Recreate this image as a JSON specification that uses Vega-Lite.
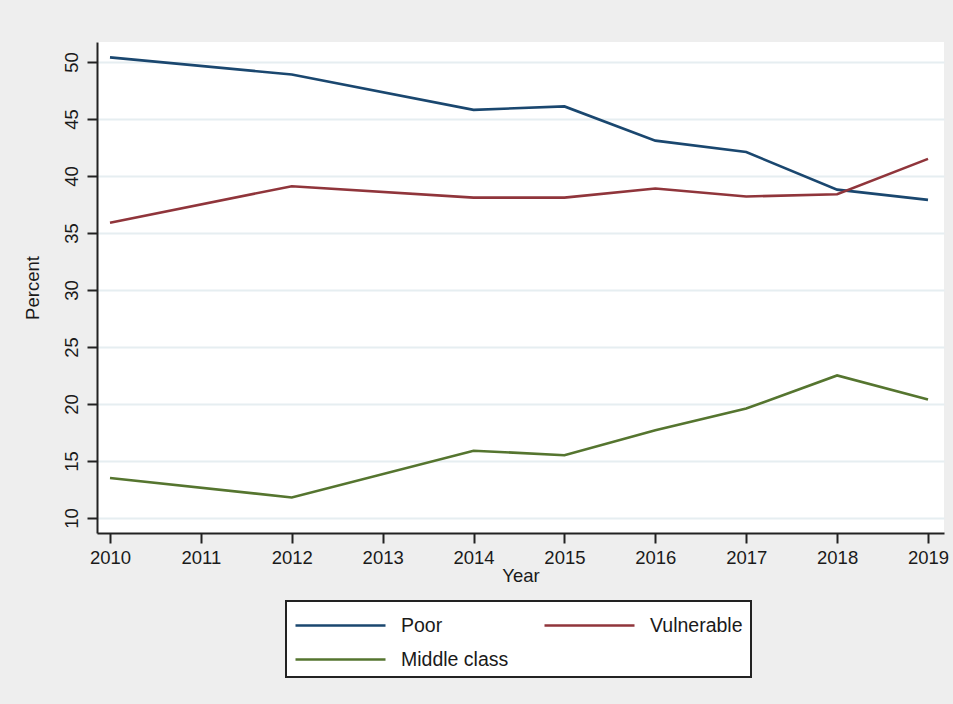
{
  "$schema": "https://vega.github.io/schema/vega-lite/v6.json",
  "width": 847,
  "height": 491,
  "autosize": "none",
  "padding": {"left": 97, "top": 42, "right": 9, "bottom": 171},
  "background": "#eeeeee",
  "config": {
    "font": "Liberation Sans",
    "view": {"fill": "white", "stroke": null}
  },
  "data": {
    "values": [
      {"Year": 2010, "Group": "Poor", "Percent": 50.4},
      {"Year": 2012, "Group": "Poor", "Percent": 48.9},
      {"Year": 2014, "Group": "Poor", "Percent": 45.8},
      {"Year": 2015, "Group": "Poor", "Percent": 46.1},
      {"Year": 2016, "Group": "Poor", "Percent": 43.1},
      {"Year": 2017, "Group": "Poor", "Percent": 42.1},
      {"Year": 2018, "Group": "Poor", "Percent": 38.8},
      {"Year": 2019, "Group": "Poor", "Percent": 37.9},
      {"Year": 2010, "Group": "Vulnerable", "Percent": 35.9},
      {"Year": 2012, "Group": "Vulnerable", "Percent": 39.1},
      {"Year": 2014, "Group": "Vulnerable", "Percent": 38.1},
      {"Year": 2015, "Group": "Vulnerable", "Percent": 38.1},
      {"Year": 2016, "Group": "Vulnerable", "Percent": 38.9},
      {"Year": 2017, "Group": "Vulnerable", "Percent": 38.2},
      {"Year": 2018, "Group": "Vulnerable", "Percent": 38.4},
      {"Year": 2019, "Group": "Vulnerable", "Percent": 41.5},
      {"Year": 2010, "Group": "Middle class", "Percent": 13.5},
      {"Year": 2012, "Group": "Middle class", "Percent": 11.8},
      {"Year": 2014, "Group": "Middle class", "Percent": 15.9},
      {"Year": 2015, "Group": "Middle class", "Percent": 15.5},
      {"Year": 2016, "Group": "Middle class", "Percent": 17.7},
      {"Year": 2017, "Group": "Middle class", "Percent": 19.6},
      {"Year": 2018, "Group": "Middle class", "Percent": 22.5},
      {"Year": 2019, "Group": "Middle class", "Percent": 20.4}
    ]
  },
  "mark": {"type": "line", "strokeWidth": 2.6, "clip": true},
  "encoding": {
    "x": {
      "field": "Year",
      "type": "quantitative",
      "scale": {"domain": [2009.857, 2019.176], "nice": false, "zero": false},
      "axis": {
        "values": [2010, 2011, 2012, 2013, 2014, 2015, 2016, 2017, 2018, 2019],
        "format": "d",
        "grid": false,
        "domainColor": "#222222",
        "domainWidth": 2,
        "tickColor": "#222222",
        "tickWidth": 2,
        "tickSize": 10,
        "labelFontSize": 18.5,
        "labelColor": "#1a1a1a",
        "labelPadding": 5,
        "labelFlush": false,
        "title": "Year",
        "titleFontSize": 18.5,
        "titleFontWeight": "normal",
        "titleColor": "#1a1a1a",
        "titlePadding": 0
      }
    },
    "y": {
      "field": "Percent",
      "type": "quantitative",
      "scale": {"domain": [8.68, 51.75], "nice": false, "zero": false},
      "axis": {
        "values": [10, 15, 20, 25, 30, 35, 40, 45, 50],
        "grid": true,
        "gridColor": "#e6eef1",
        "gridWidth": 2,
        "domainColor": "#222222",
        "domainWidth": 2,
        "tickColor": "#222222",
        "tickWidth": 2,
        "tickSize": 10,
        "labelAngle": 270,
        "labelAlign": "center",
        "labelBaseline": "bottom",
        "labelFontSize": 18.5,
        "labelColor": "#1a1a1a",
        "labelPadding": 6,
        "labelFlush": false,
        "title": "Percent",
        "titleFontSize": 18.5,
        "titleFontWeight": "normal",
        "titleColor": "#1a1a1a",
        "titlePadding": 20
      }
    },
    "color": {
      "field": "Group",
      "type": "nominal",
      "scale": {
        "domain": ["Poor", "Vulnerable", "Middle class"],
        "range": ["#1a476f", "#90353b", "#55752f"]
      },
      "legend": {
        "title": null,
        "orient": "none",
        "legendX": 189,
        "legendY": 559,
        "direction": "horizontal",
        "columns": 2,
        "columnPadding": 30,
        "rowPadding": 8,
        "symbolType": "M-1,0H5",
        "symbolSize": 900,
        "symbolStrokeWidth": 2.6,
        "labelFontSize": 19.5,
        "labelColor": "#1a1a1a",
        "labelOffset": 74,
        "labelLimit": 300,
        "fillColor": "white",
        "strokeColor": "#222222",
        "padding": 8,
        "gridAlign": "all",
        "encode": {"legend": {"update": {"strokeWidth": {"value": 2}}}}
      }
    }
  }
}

#####

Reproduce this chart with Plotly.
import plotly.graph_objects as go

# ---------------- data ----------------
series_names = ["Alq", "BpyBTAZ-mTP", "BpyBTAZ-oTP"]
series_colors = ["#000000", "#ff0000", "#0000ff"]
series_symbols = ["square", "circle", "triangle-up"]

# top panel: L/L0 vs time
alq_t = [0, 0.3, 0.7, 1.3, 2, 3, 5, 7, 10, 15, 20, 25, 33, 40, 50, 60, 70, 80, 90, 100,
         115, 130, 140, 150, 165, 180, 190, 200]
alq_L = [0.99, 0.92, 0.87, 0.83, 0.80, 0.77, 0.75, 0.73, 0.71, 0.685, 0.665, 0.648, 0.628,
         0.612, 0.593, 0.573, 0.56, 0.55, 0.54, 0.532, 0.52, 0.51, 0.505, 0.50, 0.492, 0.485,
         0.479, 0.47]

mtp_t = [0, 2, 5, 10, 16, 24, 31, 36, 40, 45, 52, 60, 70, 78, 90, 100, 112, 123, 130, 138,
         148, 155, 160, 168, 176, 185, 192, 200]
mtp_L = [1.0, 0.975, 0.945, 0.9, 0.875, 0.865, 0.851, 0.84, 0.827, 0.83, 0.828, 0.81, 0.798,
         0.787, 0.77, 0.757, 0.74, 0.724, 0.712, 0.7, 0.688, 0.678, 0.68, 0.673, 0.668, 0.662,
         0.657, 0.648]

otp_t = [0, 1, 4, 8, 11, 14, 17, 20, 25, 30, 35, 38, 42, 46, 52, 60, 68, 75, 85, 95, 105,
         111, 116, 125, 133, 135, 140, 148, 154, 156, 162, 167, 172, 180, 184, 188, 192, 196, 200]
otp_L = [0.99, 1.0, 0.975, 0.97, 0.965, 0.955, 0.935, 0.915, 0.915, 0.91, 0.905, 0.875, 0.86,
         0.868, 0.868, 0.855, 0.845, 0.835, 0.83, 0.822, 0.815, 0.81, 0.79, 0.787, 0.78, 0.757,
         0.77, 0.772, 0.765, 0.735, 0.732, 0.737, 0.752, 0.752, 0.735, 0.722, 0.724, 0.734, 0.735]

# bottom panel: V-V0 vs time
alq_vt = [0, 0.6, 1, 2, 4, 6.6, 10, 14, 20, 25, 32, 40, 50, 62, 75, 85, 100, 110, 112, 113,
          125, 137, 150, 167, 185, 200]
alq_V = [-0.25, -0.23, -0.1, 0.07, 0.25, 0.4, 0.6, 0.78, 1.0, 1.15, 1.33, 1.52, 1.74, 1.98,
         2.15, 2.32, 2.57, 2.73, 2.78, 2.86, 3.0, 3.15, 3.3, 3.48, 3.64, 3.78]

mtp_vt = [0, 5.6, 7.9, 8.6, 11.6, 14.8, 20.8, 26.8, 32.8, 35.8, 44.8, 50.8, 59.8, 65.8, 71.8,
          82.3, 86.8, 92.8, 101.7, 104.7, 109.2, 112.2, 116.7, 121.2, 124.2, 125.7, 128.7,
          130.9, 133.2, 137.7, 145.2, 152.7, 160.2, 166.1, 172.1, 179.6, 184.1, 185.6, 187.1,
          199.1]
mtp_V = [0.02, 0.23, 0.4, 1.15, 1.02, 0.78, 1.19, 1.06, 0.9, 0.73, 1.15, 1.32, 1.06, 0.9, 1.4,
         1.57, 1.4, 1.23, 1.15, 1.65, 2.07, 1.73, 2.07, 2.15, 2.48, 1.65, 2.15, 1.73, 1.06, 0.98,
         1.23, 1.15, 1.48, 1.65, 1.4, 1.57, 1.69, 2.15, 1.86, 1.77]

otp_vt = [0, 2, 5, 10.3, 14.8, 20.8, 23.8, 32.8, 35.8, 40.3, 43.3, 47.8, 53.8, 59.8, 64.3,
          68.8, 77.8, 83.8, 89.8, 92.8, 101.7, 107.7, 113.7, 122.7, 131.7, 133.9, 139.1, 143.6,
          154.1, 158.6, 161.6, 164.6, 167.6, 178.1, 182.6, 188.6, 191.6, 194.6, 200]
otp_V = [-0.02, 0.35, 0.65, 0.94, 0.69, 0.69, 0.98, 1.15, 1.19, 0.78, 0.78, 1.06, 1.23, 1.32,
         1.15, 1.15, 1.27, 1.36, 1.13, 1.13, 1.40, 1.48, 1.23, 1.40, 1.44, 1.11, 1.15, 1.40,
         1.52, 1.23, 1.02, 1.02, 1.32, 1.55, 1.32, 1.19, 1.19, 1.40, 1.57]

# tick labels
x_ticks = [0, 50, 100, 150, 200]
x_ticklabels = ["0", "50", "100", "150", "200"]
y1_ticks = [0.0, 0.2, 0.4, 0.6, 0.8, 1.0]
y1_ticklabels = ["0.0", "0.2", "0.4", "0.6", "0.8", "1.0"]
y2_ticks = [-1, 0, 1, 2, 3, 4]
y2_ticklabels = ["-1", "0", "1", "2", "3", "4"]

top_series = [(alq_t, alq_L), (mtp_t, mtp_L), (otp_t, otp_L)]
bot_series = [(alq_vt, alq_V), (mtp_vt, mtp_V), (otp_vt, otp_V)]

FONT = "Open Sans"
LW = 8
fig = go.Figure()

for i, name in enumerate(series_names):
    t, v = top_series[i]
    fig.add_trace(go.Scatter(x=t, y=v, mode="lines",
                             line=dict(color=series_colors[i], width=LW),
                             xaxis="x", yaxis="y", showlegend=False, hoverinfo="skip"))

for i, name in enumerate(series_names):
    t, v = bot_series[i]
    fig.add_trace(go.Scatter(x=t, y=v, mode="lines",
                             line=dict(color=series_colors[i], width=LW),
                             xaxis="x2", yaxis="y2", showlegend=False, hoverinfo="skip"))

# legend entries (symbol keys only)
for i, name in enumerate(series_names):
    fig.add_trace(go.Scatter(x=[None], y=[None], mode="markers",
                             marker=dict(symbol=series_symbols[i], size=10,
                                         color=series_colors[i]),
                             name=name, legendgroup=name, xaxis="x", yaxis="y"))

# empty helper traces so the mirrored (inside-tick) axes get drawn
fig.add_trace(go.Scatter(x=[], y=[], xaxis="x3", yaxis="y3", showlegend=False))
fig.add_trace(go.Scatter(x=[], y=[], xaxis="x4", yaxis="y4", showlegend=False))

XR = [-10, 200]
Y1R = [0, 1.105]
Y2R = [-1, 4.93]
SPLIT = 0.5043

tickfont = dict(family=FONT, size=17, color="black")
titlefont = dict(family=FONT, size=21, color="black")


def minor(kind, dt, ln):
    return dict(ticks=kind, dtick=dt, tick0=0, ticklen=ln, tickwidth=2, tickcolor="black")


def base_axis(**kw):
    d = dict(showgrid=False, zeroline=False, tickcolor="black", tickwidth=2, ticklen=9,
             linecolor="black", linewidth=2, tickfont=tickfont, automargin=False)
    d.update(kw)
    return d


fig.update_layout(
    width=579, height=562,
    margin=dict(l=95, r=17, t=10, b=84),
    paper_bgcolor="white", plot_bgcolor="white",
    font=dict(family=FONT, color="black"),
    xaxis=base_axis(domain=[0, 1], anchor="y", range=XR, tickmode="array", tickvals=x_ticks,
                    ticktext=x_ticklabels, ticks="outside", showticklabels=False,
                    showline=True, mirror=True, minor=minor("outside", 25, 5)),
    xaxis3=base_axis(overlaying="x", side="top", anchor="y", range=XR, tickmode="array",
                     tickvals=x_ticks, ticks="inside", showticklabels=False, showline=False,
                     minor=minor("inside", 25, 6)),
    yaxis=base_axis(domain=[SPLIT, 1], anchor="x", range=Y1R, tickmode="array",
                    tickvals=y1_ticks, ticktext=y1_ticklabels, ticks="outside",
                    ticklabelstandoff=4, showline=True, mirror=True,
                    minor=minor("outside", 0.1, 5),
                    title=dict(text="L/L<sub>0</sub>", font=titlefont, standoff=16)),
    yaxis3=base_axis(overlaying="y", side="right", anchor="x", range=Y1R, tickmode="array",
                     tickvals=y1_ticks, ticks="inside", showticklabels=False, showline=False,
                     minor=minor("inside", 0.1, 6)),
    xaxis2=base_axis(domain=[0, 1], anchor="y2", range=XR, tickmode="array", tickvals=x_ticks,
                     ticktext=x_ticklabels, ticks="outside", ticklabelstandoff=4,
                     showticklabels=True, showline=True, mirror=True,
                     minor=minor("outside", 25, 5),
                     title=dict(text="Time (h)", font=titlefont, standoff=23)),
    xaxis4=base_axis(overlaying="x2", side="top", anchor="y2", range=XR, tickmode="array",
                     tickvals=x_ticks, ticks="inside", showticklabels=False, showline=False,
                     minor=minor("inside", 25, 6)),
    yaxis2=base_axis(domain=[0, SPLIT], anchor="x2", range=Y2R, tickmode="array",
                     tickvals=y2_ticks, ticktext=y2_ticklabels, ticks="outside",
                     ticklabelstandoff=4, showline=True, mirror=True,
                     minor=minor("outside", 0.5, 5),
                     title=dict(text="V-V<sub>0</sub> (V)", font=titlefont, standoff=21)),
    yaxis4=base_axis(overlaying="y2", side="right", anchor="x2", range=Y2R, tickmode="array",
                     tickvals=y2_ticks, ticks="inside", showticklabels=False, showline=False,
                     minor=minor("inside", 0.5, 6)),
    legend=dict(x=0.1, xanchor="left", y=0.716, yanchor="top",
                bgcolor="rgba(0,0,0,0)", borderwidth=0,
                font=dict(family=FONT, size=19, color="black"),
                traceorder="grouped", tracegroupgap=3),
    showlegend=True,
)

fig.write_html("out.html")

#####

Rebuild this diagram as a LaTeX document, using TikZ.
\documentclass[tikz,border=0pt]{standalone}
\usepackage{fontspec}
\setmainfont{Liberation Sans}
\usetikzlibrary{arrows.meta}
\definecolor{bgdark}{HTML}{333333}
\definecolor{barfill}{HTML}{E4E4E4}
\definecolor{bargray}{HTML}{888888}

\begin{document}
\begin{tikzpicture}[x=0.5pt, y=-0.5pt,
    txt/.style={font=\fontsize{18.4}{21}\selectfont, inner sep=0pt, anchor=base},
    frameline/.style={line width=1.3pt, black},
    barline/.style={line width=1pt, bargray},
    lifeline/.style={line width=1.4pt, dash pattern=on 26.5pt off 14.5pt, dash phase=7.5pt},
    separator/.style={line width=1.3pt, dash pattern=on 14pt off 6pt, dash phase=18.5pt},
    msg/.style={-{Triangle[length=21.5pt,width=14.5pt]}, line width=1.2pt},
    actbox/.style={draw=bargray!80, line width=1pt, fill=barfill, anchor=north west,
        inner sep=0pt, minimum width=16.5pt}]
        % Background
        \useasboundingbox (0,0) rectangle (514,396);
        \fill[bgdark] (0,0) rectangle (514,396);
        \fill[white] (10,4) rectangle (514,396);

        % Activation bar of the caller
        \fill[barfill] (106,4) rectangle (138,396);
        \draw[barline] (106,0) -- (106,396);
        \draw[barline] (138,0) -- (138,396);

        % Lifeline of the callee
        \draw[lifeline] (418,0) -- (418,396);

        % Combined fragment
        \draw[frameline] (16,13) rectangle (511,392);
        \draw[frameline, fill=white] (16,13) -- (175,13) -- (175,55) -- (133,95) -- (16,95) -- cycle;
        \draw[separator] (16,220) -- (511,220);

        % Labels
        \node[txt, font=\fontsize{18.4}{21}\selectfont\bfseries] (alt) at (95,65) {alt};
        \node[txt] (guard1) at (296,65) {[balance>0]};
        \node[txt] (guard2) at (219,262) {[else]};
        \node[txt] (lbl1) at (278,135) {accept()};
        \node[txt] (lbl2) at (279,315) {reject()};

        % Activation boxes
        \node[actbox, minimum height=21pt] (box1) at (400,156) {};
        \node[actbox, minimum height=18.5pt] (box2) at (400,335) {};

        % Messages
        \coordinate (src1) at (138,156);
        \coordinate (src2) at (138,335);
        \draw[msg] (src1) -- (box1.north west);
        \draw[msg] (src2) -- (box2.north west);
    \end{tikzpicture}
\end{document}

#####

Instructions for the task:
The lines to transcribe begin at the line with "Rebuild this diagram" and end at the line with "(16,220) -- (511,220);"; copy them exactly, both ends included.

Response to this exercise:
Rebuild this diagram as a LaTeX document, using TikZ.
\documentclass[tikz,border=0pt]{standalone}
\usepackage{fontspec}
\setmainfont{Liberation Sans}
\usetikzlibrary{arrows.meta}
\definecolor{bgdark}{HTML}{333333}
\definecolor{barfill}{HTML}{E4E4E4}
\definecolor{bargray}{HTML}{888888}

\begin{document}
\begin{tikzpicture}[x=0.5pt, y=-0.5pt,
    txt/.style={font=\fontsize{18.4}{21}\selectfont, inner sep=0pt, anchor=base},
    frameline/.style={line width=1.3pt, black},
    barline/.style={line width=1pt, bargray},
    lifeline/.style={line width=1.4pt, dash pattern=on 26.5pt off 14.5pt, dash phase=7.5pt},
    separator/.style={line width=1.3pt, dash pattern=on 14pt off 6pt, dash phase=18.5pt},
    msg/.style={-{Triangle[length=21.5pt,width=14.5pt]}, line width=1.2pt},
    actbox/.style={draw=bargray!80, line width=1pt, fill=barfill, anchor=north west,
        inner sep=0pt, minimum width=16.5pt}]
        % Background
        \useasboundingbox (0,0) rectangle (514,396);
        \fill[bgdark] (0,0) rectangle (514,396);
        \fill[white] (10,4) rectangle (514,396);

        % Activation bar of the caller
        \fill[barfill] (106,4) rectangle (138,396);
        \draw[barline] (106,0) -- (106,396);
        \draw[barline] (138,0) -- (138,396);

        % Lifeline of the callee
        \draw[lifeline] (418,0) -- (418,396);

        % Combined fragment
        \draw[frameline] (16,13) rectangle (511,392);
        \draw[frameline, fill=white] (16,13) -- (175,13) -- (175,55) -- (133,95) -- (16,95) -- cycle;
        \draw[separator] (16,220) -- (511,220);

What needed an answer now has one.